NEW DELHI: Speculation mounted on Wednesday about the fate of nine people convicted for heinous crimes amid indications that President Pranab Mukherjee had upheld execution in five cases while commuting death sentence to life term in two others. Sources said that the President used his powers under Article 72 of the Constitution to dispose of the mercy petitions of nine people convicted in seven heinous crimes. However, the details of individual cases could not be ascertained. The home ministry had recommended rejection of mercy pleas in five cases and left two cases open for commutation of death sentence to life imprisonment with a rider that the life term should mean jail for the entire life of the convict and not just 20 years or 14 years in prison. Sources said that the President does not have any mercy petition pending before him now.

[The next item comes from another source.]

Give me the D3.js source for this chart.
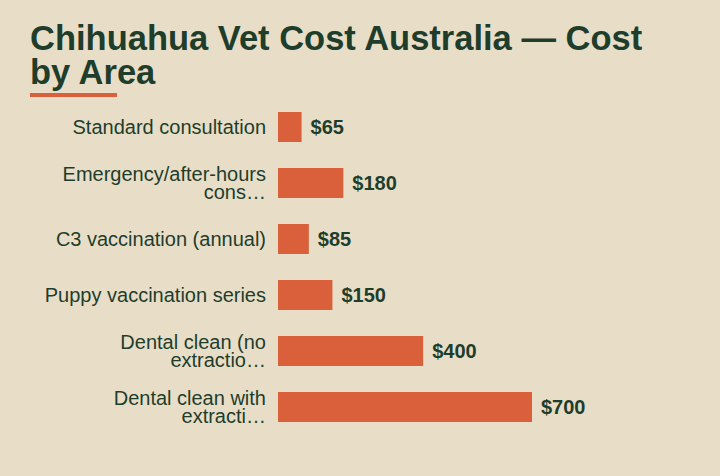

Though the case-wise recommendation for convicts was not known as both the home ministry and President House did not reply to repeated questions, the seven cases on the President's desk related to multiple murders, including one in which a convict who was out on bail on rape charge had killed five members of the victim's family. Among the cases that are reported to have been disposed of include the longest pending case of Gurmeet Singh of Uttar Pradesh who was convicted for killing 13 members of a family on August 17, 1986. The others cases are of Suresh and Ramji, also from UP, who were convicted for killing five members of their brother's family and Dharampal from Haryana who had murdered five members of the family of a girl he had raped in 1993. He had murdered the family while on bail in the rape case.
The other cases are of Sonia, daughter of a former Haryana MLA, and her husband Sanjeev, who drugged and killed eight of her family members in Hisar in 2001, including her parents. Sunder Singh from Uttarakhand was convicted for rape and murder on June 30, 1989; Jafar Ali from Uttar Pradesh was convicted for killing wife and five daughter in 2002 and Praveen Kumar of Karnataka was convicted for killing four members of a family on February 23, 1994. The mercy files, which have been pending for years while moving to and fro between the President House and the home ministry, has seen an unprecedented movement of late, resulting in two quick executions (Ajmal Kasab and Afzal Guru) within less than three months.
Mukherjee had rejected the mercy plea of Kasab on November 5 and of Afzal on February 3. So far, the President has disposed off eight death row convicts in five cases. Mukherjee has also rejected the mercy petitions of Saibanna Ningappa Natikar (Karnataka: convicted for killing wife and daughter) and mercy petitions of slain brigand Veerappan's associates Gnanaprakash, Simon, 'Meesai' Madaian and Pilavendran, who were sentenced to death for killing 22 police personnel in 1993. However, the mercy petition of Atbir (Delhi), who was convicted for murder of his step-mother, step-sister and step-brother over property, was commuted to life imprisonment by the President.
Very few of the death penalty cases, however, reach the President House every year. Even during the tenure of the then President Pratibha Patil, death penalties of 35 convicts were commuted to life imprisonment between 2007 and 2012. Patil had rejected mercy pleas in three cases, comprising five convicts.